Многие последующие биографы пользовались текстом писем, «искалеченных» Кэрри, — он сам в этом признался! Многие поверили вздорным сплетням, собранным у безответственных людей. И, несмотря на то, что Локхарт — автор шестой по счету биографии Бернса — пытался «оправдать» его, несмотря на блестящую статью Карлейля — рецензию на труд Локхарта, — где превозносится Бернс как поэт, ошибочные установки Кэрри повторяют многие биографы девятнадцатого века, рисуя Бернса не таким, каким он был.
Даже Стивенсон в пылу молодого пуританизма оклеветал Бернса, изобразив его повесой и пьяницей.

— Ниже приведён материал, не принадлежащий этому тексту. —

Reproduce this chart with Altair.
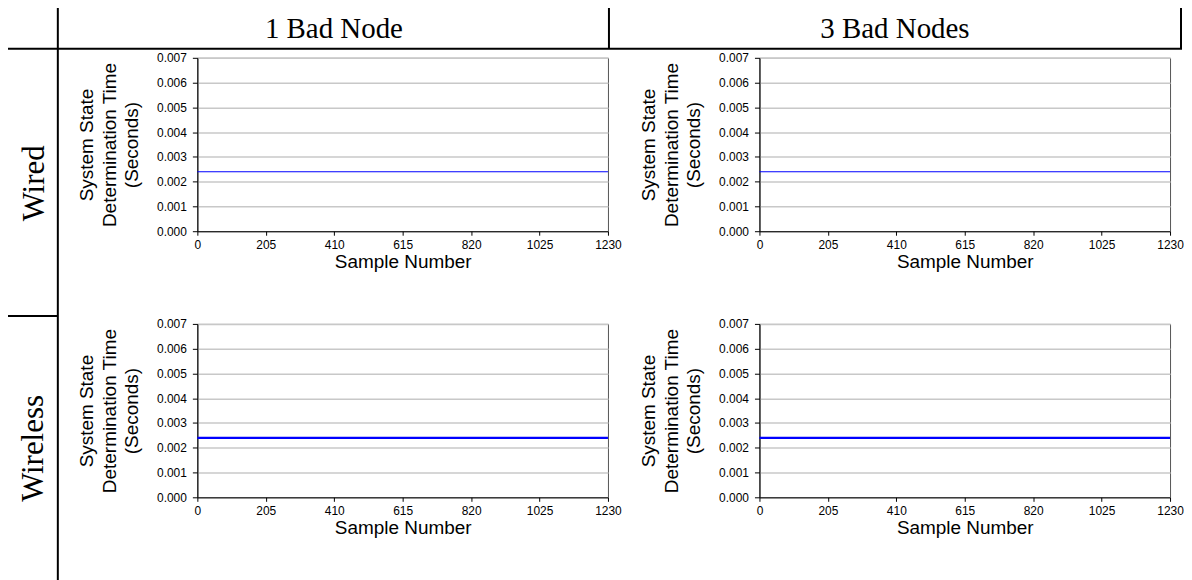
import altair as alt
import pandas as pd

# ---- data ----
col_labels = ["1 Bad Node", "3 Bad Nodes"]
row_labels = ["Wired", "Wireless"]
sample_number = [0, 205, 410, 615, 820, 1025, 1230]
wired_1bad = [0.0024, 0.0024, 0.0024, 0.0024, 0.0024, 0.0024, 0.0024]
wired_3bad = [0.0024, 0.0024, 0.0024, 0.0024, 0.0024, 0.0024, 0.0024]
wireless_1bad = [0.0024, 0.0024, 0.0024, 0.0024, 0.0024, 0.0024, 0.0024]
wireless_3bad = [0.0024, 0.0024, 0.0024, 0.0024, 0.0024, 0.0024, 0.0024]
x_ticks = [0, 205, 410, 615, 820, 1025, 1230]
y_ticks = [0.000, 0.001, 0.002, 0.003, 0.004, 0.005, 0.006, 0.007]
y_title = ["System State", "Determination Time", "(Seconds)"]
x_title = "Sample Number"

W, H = 412, 174
SERIF = "Liberation Serif"
SANS = "Liberation Sans"

one = alt.Data(values=[{"k": 0}])


def panel(values, stroke_width, extras=None):
    df = pd.DataFrame({"sample": sample_number, "time": values})
    line = alt.Chart(df).mark_line(color="#0000ff", strokeWidth=stroke_width).encode(
        x=alt.X("sample:Q",
                scale=alt.Scale(domain=[0, 1230], nice=False, zero=False),
                axis=alt.Axis(values=x_ticks, format="d", title=x_title, grid=False,
                              tickSize=4, labelPadding=4, titlePadding=2,
                              labelFlush=False)),
        y=alt.Y("time:Q",
                scale=alt.Scale(domain=[0, 0.007], nice=False),
                axis=alt.Axis(values=y_ticks, format=".3f", title=y_title,
                              grid=True, tickSize=5, labelPadding=6,
                              titlePadding=15, titleLineHeight=22.5)),
    ).properties(width=W, height=H)
    layers = [line]
    if extras:
        layers += extras
    return alt.layer(*layers).properties(width=W, height=H)


def hrule(x1, x2, y):
    return alt.Chart(one).mark_rule(color="black", strokeWidth=2).encode(
        x=alt.value(x1), x2=alt.value(x2), y=alt.value(y))


def vrule(x, y1, y2):
    return alt.Chart(one).mark_rule(color="black", strokeWidth=2).encode(
        x=alt.value(x), y=alt.value(y1), y2=alt.value(y2))


def label(text, x, y, angle=0, size=29):
    return alt.Chart(one).mark_text(
        font=SERIF, fontSize=size, color="black", align="center",
        baseline="alphabetic" if angle == 0 else "middle", angle=angle
    ).encode(x=alt.value(x), y=alt.value(y), text=alt.value(text))


# table frame and headers (positions relative to the top-left plot area)
table = [
    hrule(-190, 988, -9),
    vrule(-140, -50, 524),
    vrule(413, -50, -9),
    vrule(987, -50, -9),
    hrule(-190, -140, 259),
    label(col_labels[0], 137, -20),
    label(col_labels[1], 700, -20),
    label(row_labels[0], -163, 126, angle=270, size=31),
    label(row_labels[1], -164, 392, angle=270, size=31),
]

p_tl = panel(wired_1bad, 1.2, table)
p_tr = panel(wired_3bad, 1.2)
p_bl = panel(wireless_1bad, 2.2)
p_br = panel(wireless_3bad, 2.2)

chart = alt.concat(
    p_tl, p_tr, p_bl, p_br, columns=2,
    spacing={"row": 93, "column": 152}, bounds="flush"
).properties(
    padding={"left": -2, "top": -3, "right": 0, "bottom": 0},
    background="white"
).configure_view(
    stroke="#555555", strokeWidth=1
).configure_axis(
    labelFont=SANS, titleFont=SANS, labelColor="black", titleColor="black",
    domainColor="black", tickColor="black", labelFontSize=12,
    titleFontSize=19, titleFontWeight="normal", gridColor="#c8c8c8",
    gridWidth=1.5, domainWidth=1
)

chart.save("out.html", embed_options={"renderer": "svg", "actions": False})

И только когда за наследие Бернса взялись настоящие ученые и текстологи, перед ними открылась совершенно новая картина.
Упомянем об одном из них — профессоре Джоне Деланси Фергюссоне, который собрал, проверил и опубликовал все имеющиеся письма Бернса и написал строго документированную научную его биографию.
Недаром все последующие биографы Бернса, все исследователи его творчества, пишущие с самых разных позиций, единодушно благодарят профессора Фергюссона за его действительно блестящую работу.
К ним присоединяется и автор этой книги, которому два тома писем Бернса рассказали больше, чем десять томов биографий.
О том, как росла слава Бернса, говорят три тысячи книг на всех языках мира, собранных о нем в библиотеке Глазго.
Поэту поставлено огромное количество памятников — от простого мраморного бюста в нише дамфризского дома до сложных и затейливых башен с барельефами, греческих портиков и статуй причесанных красавцев пахарей с неизменной мышкой у ног, маргариткой под лемехом плуга и парящей музой в классических покрывалах.
Память народа хранит имя поэта по-своему.
Бернса тоже все вспоминают по-разному.
Есть многочисленные клубы его имени, которые собираются в мемориальные даты, когда члены клуба едят хаггис, пьют эль и поют «за дружбу старую до дна».
Есть издаваемый Ассоциацией этих клубов журнал «Хроника Бернса», где наряду с очень интересными статьями и исследованиями печатаются рекламы, на которых то тень Бернса беседует с джентльменом во фраке и цилиндре на тему о достоинствах виски (чьей маркой является изображение вышеупомянутого джентльмена), то некий банк заявляет, что «наш Робби» был вкладчиком сего почтенного оплота капитализма.